Why the AI Revolution Matters

September 24, 2020

In 2016, Klaus Schwab, founder and executive chairman of the Geneva-based World Economic Forum coined the term ‘The Fourth Industrial Revolution’ at Davos. Simply put, it refers to how technologies like artificial intelligence, autonomous vehicles and the internet of things are merging into everyday life. This fourth generation will be different from the previous three – steam and waterpower, electricity and assembly lines and computerisation – because it challenges our ideas about what it means to be human. In the last chapter of his book Homo Deus, Yuval Noah Hariri goes so far to suggest the possibility that humans are algorithms and may cease to dominate a universe where big data is the paradigm.

 

As one of the enabling technologies of this new industrial revolution, AI is expected to attract significant investment in anticipation of future revenues. Here are some interesting figures:

 

• PwC estimates investments over $15 trillion by 2030 with healthcare, automotive and financial services being the three leading sectors.

 

• According to Fortune Business Insights, the global AI market is expected to grow by $202.6 billion by 2026 from $20.7 billion in 2018.

 

• Last year, venture capital funded 956 deals valued at $13.5 billion through the third quarter with private equity investment doubling in just one year.

 

Will this new industrial revolution really make big differences? Autonomous vehicles represent perhaps the most obvious manifestation.
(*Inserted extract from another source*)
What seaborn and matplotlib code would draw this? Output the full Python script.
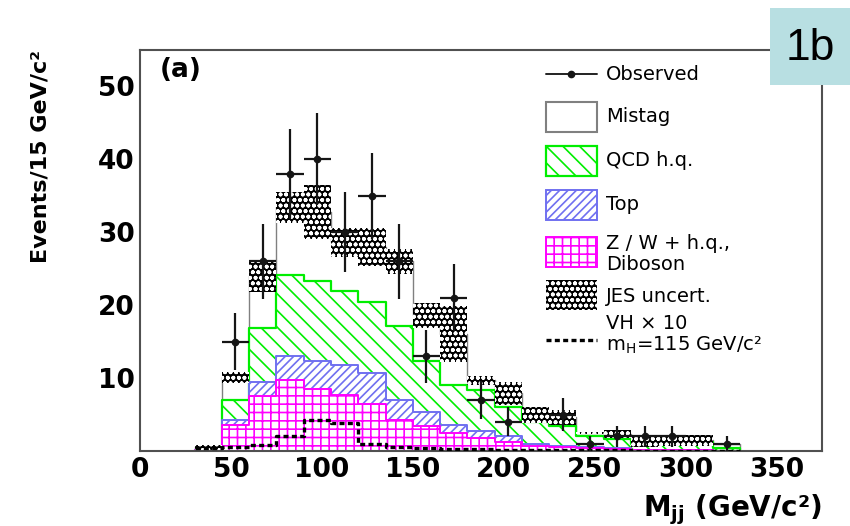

According to Transport for London, a four-mile evening taxi fare across London costs between £16 & £24. With several studies suggesting autonomous taxis could reduce costs-per-mile by 50%-90%, a fare of £1.60 would be lower than all but the most efficient private cars. When you add this to other negatives of car ownership – in use only 5% of the time, 127 hours a year stuck in traffic, 90% of accidents down to human error – we strongly believe that the impact will be significant on many levels.